Goal.
Search the material for the word "this" and report each line where it turns up.

The records.
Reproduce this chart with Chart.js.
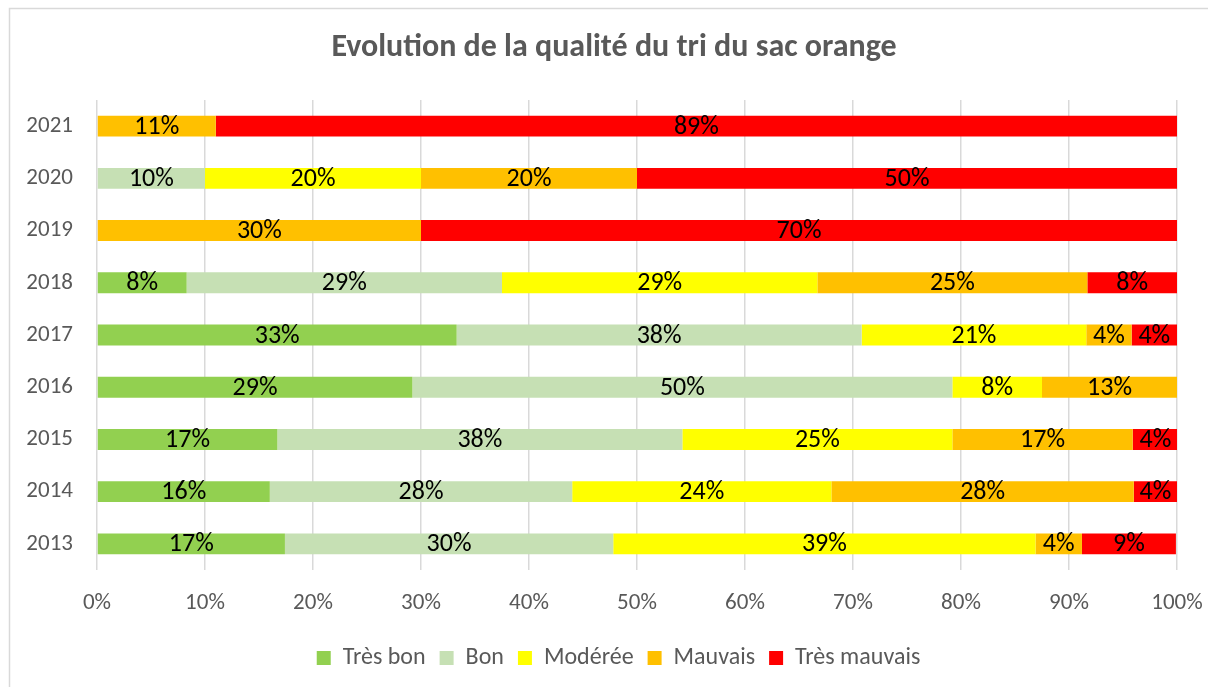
<!DOCTYPE html>
<html>
<head>
<meta charset="utf-8">
<script src="https://cdn.jsdelivr.net/npm/chart.js"></script>
<style>
  body { margin: 0; background: #fff; }
  #wrap { width: 1208px; height: 687px; }
</style>
</head>
<body>
<div id="wrap"><canvas id="myChart" width="1208" height="687"></canvas></div>
<script>
// annees, de 2013 a 2021 (2013 en bas)
const years = ['2013', '2014', '2015', '2016', '2017', '2018', '2019', '2020', '2021'];

// parts en % par niveau de qualite
const tresBon     = [17.4, 16, 16.7, 29.2, 33.3, 8.3, 0, 0, 0];
const bon         = [30.4, 28, 37.5, 50, 37.5, 29.2, 0, 10, 0];
const moderee     = [39.1, 24, 25, 8.3, 20.8, 29.2, 0, 20, 0];
const mauvais     = [4.3, 28, 16.7, 12.5, 4.2, 25, 30, 20, 11];
const tresMauvais = [8.7, 4, 4.2, 0, 4.2, 8.3, 70, 50, 89];

const xTicks = [0, 10, 20, 30, 40, 50, 60, 70, 80, 90, 100];

const TITLE = 'Evolution de la qualité du tri du sac orange';
const FONT = 'Carlito, Calibri, Lato, sans-serif';
const GREY = '#595959';

// cadre (bord gauche et haut) + titre
const frame = {
    id: 'frame',
    afterLayout(chart) {
        // legende un peu decalee vers la droite comme dans l'original
        chart.legend.left += 30;
        chart.legend.right += 30;
    },
    beforeDraw(chart) {
        const c = chart.ctx;
        c.save();
        c.strokeStyle = '#d9d9d9';
        c.lineWidth = 1.5;
        c.beginPath();
        c.moveTo(9.5, 700);
        c.lineTo(9.5, 8.5);
        c.lineTo(1220, 8.5);
        c.stroke();
        c.font = 'bold 32px ' + FONT;
        c.fillStyle = GREY;
        c.textAlign = 'center';
        c.textBaseline = 'middle';
        c.fillText(TITLE, 614, 48);
        c.restore();
    }
};

// etiquettes de valeur au centre de chaque segment
const valueLabels = {
    id: 'valueLabels',
    afterDatasetsDraw(chart) {
        const c = chart.ctx;
        c.save();
        c.font = '26px ' + FONT;
        c.fillStyle = '#000';
        c.textAlign = 'center';
        c.textBaseline = 'middle';
        chart.data.datasets.forEach(function (ds, i) {
            const meta = chart.getDatasetMeta(i);
            meta.data.forEach(function (bar, j) {
                const v = ds.data[j];
                if (!v) return;
                c.fillText(Math.round(v) + '%', (bar.x + bar.base) / 2, bar.y + 1);
            });
        });
        c.restore();
    }
};

const ctx = document.getElementById('myChart').getContext('2d');
new Chart(ctx, {
    type: 'bar',
    data: {
        labels: years,
        datasets: [
            { label: 'Très bon', data: tresBon, backgroundColor: '#92D050' },
            { label: 'Bon', data: bon, backgroundColor: '#C6E0B4' },
            { label: 'Modérée', data: moderee, backgroundColor: '#FFFF00' },
            { label: 'Mauvais', data: mauvais, backgroundColor: '#FFC000' },
            { label: 'Très mauvais', data: tresMauvais, backgroundColor: '#FF0000' }
        ]
    },
    options: {
        indexAxis: 'y',
        responsive: false,
        animation: false,
        categoryPercentage: 1,
        barPercentage: 0.4,
        layout: { padding: { left: 0, right: 31, top: 100, bottom: 7 } },
        scales: {
            x: {
                stacked: true,
                min: 0,
                max: 100,
                afterBuildTicks: function (axis) {
                    axis.ticks = xTicks.map(function (v) { return { value: v }; });
                },
                grid: { color: '#d9d9d9', lineWidth: 1.5, drawTicks: false },
                border: { display: false },
                ticks: {
                    color: GREY,
                    font: { family: FONT, size: 23 },
                    padding: 19,
                    maxRotation: 0,
                    callback: function (v) { return v + '%'; }
                },
                afterFit: function (axis) {
                    axis.height = 62;
                    axis.paddingLeft = 0;
                    axis.paddingRight = 0;
                }
            },
            y: {
                stacked: true,
                reverse: true,
                grid: { display: false, drawTicks: false },
                border: { display: false },
                ticks: {
                    color: GREY,
                    font: { family: FONT, size: 23 },
                    padding: 24
                },
                afterFit: function (axis) { axis.width = 97; }
            }
        },
        plugins: {
            title: { display: false },
            legend: {
                position: 'bottom',
                labels: {
                    color: GREY,
                    font: { family: FONT, size: 24 },
                    boxWidth: 14,
                    boxHeight: 14,
                    padding: 14
                }
            },
            tooltip: { enabled: false }
        }
    },
    plugins: [frame, valueLabels]
});
</script>
</body>
</html>
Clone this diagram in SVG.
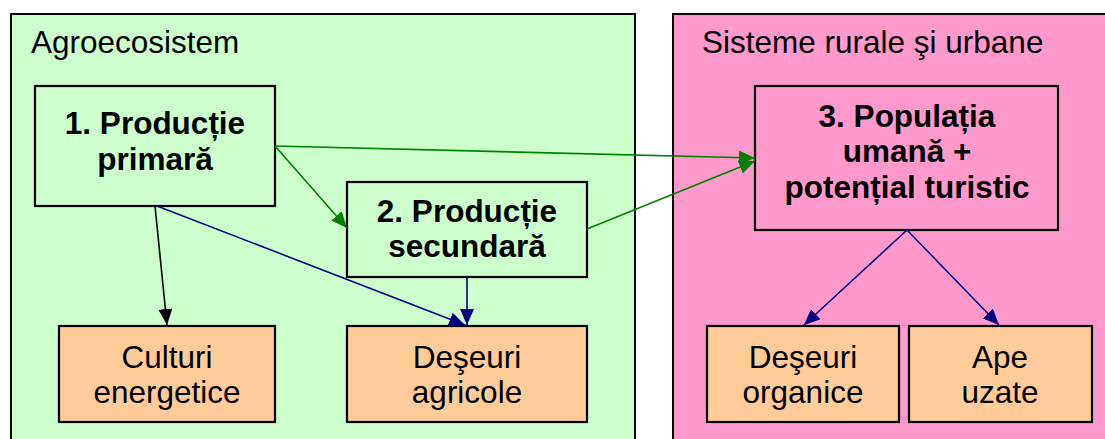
<svg xmlns="http://www.w3.org/2000/svg" width="1105" height="439" viewBox="0 0 1105 439">
<style>
.cont{stroke:#000;stroke-width:2}
.box{stroke:#000;stroke-width:2.2}
.g{fill:#CCFFCC}
.p{fill:#FF99CC}
.o{fill:#FFCC99}
text{font-family:"Liberation Sans",Arial,sans-serif;font-size:31.5px;fill:#000}
.b{font-weight:bold;text-anchor:middle}
.c{text-anchor:middle}
.ln{fill:none;stroke-width:1.6}
</style>
<defs>
<marker id="ak" markerUnits="userSpaceOnUse" markerWidth="16" markerHeight="14" refX="16" refY="7" orient="auto"><path d="M0,0 L16,7 L0,14 z" fill="#000"/></marker>
<marker id="ab" markerUnits="userSpaceOnUse" markerWidth="16" markerHeight="14" refX="16" refY="7" orient="auto"><path d="M0,0 L16,7 L0,14 z" fill="#000080"/></marker>
<marker id="ag" markerUnits="userSpaceOnUse" markerWidth="16" markerHeight="14" refX="16" refY="7" orient="auto"><path d="M0,0 L16,7 L0,14 z" fill="#008000"/></marker>
</defs>
<rect width="1105" height="439" fill="#fff"/>
<g id="agroecosistem">
<rect class="cont g" x="11" y="14" width="624" height="440"/>
<text x="31" y="53">Agroecosistem</text>
</g>
<g id="sisteme">
<rect class="cont p" x="673" y="14" width="450" height="440"/>
<text x="702" y="53">Sisteme rurale şi urbane</text>
</g>
<g id="n1">
<rect class="box g" x="35" y="86" width="240" height="120"/>
<text class="b" x="155" y="134">1. Producție</text>
<text class="b" x="155" y="170">primară</text>
</g>
<g id="n2">
<rect class="box g" x="347" y="182" width="240" height="95"/>
<text class="b" x="467" y="222">2. Producție</text>
<text class="b" x="467" y="257">secundară</text>
</g>
<g id="n3">
<rect class="box p" x="755" y="86" width="303" height="144"/>
<text class="b" x="907" y="127">3. Populația</text>
<text class="b" x="907" y="162">umană +</text>
<text class="b" x="907" y="198">potențial turistic</text>
</g>
<g id="culturi">
<rect class="box o" x="59" y="326" width="216" height="96"/>
<text class="c" x="167" y="368">Culturi</text>
<text class="c" x="167" y="403">energetice</text>
</g>
<g id="deseuri-agricole">
<rect class="box o" x="347" y="326" width="240" height="96"/>
<text class="c" x="467" y="368">Deşeuri</text>
<text class="c" x="467" y="403">agricole</text>
</g>
<g id="deseuri-organice">
<rect class="box o" x="707" y="326" width="192" height="96"/>
<text class="c" x="803" y="368">Deşeuri</text>
<text class="c" x="803" y="403">organice</text>
</g>
<g id="ape-uzate">
<rect class="box o" x="909" y="326" width="183" height="96"/>
<text class="c" x="1000" y="368">Ape</text>
<text class="c" x="1000" y="403">uzate</text>
</g>
<g id="connectors">
<line class="ln" stroke="#000" x1="155" y1="206" x2="167" y2="325" marker-end="url(#ak)"/>
<line class="ln" stroke="#000080" x1="157" y1="206" x2="465" y2="325" marker-end="url(#ab)"/>
<line class="ln" stroke="#000080" x1="467" y1="277" x2="467" y2="325" marker-end="url(#ab)"/>
<line class="ln" stroke="#008000" x1="275" y1="146" x2="347" y2="228" marker-end="url(#ag)"/>
<line class="ln" stroke="#008000" x1="275" y1="146" x2="755" y2="158" marker-end="url(#ag)"/>
<line class="ln" stroke="#008000" x1="587" y1="229" x2="755" y2="161" marker-end="url(#ag)"/>
<line class="ln" stroke="#000080" x1="907" y1="230" x2="804" y2="325" marker-end="url(#ab)"/>
<line class="ln" stroke="#000080" x1="907" y1="230" x2="999" y2="325" marker-end="url(#ab)"/>
</g>
</svg>
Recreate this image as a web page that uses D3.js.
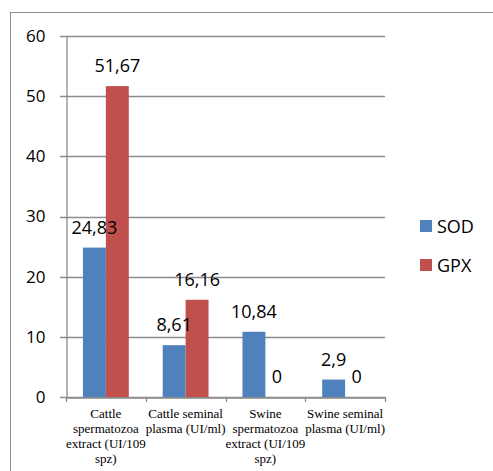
<!DOCTYPE html>
<html>
<head>
<meta charset="utf-8">
<script src="https://cdn.jsdelivr.net/npm/d3@7"></script>
<style>
  body { margin: 0; background: #fff; }
  svg { display: block; }
  .cat { font-family: "Liberation Serif", "DejaVu Serif", serif; font-size: 13px; }
  .num { font-family: "Open Sans", sans-serif; }
</style>
</head>
<body>
<svg id="chart" width="493" height="471"></svg>
<script>
// data
const categories = ['cattleSpz', 'cattlePlasma', 'swineSpz', 'swinePlasma'];
const categoryLines = [
    ['Cattle', 'spermatozoa', 'extract (UI/109', 'spz)'],
    ['Cattle seminal', 'plasma (UI/ml)'],
    ['Swine', 'spermatozoa', 'extract (UI/109', 'spz)'],
    ['Swine seminal', 'plasma (UI/ml)']
];
const seriesNames = ['SOD', 'GPX'];
const sodValues = [24.83, 8.61, 10.84, 2.9];
const gpxValues = [51.67, 16.16, 0, 0];
const yTicks = [0, 10, 20, 30, 40, 50, 60];
const colors = ['#4f81bd', '#c0504d'];

const svg = d3.select('#chart');
const plotLeft = 66, plotRight = 385, plotTop = 36, plotBottom = 397;

// outer frame (only top and left edges show)
svg.append('rect')
    .attr('x', 10.5).attr('y', 12.5)
    .attr('width', 520).attr('height', 500)
    .attr('fill', 'none')
    .attr('stroke', '#8c8c8c');

const x = d3.scaleBand().domain(categories).range([plotLeft, plotRight]);
const xSub = d3.scaleBand().domain(seriesNames).range([0, x.bandwidth()]).paddingOuter(0.74);
const y = d3.scaleLinear().domain([0, 60]).range([plotBottom, plotTop]);

// gridlines
svg.append('g')
    .selectAll('line')
    .data(yTicks)
    .enter()
    .append('line')
    .attr('x1', plotLeft - 6).attr('x2', plotRight)
    .attr('y1', d => Math.round(y(d)) + 0.5)
    .attr('y2', d => Math.round(y(d)) + 0.5)
    .attr('stroke', '#8c8c8c')
    .attr('stroke-width', 1.3);

// y axis
const yAxis = svg.append('g')
    .attr('transform', `translate(${plotLeft + 0.5},0)`)
    .call(d3.axisLeft(y).tickValues(yTicks).tickSize(0).tickPadding(21));
yAxis.select('.domain').attr('stroke', '#8c8c8c').attr('stroke-width', 1.3);
yAxis.selectAll('text')
    .attr('class', 'num')
    .attr('font-size', 17)
    .attr('fill', '#000');

// bars first, then all value labels on top
const series = [sodValues, gpxValues];
series.forEach((vals, s) => {
    svg.append('g')
        .selectAll('rect')
        .data(vals)
        .enter()
        .append('rect')
        .attr('x', (d, i) => x(categories[i]) + xSub(seriesNames[s]))
        .attr('y', d => y(d))
        .attr('width', xSub.bandwidth())
        .attr('height', d => y(0) - y(d))
        .attr('fill', colors[s]);
});
series.forEach((vals, s) => {
    svg.append('g')
        .selectAll('text')
        .data(vals)
        .enter()
        .append('text')
        .attr('class', 'num')
        .attr('x', (d, i) => x(categories[i]) + xSub(seriesNames[s]) + xSub.bandwidth() / 2)
        .attr('y', d => y(d) - 14)
        .attr('text-anchor', 'middle')
        .attr('font-size', 18)
        .attr('fill', '#000')
        .text(d => String(d).replace('.', ','));
});

// x axis
const xAxis = svg.append('g')
    .attr('transform', `translate(0,${Math.round(plotBottom) + 0.5})`)
    .call(d3.axisBottom(x).tickSize(0).tickFormat(''));
xAxis.select('.domain').attr('stroke', '#8c8c8c').attr('stroke-width', 1.3);
xAxis.selectAll('.tick').remove();

const bounds = categories.map(c => x(c)).concat([plotRight]);
svg.append('g')
    .selectAll('line')
    .data(bounds)
    .enter()
    .append('line')
    .attr('x1', d => Math.round(d) + 0.5).attr('x2', d => Math.round(d) + 0.5)
    .attr('y1', plotBottom).attr('y2', plotBottom + 5)
    .attr('stroke', '#8c8c8c')
    .attr('stroke-width', 1.3);

// category labels
categories.forEach((c, i) => {
    const t = svg.append('text')
        .attr('class', 'cat')
        .attr('x', x(c) + x.bandwidth() / 2)
        .attr('y', 418)
        .attr('text-anchor', 'middle')
        .attr('fill', '#000');
    categoryLines[i].forEach((line, k) => {
        t.append('tspan')
            .attr('x', x(c) + x.bandwidth() / 2)
            .attr('y', 418 + k * 15)
            .text(line);
    });
});

// legend
const legend = svg.append('g');
seriesNames.forEach((name, s) => {
    legend.append('rect')
        .attr('x', 420).attr('y', 220 + s * 39)
        .attr('width', 12).attr('height', 12)
        .attr('fill', colors[s]);
    legend.append('text')
        .attr('class', 'num')
        .attr('x', 437).attr('y', 233 + s * 39)
        .attr('font-size', 18)
        .attr('fill', '#000')
        .text(name);
});
</script>
</body>
</html>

Output below.
Reproduce this chart with Chart.js.
Clone this diagram in SVG.
Recreate this image as a web page that uses D3.js.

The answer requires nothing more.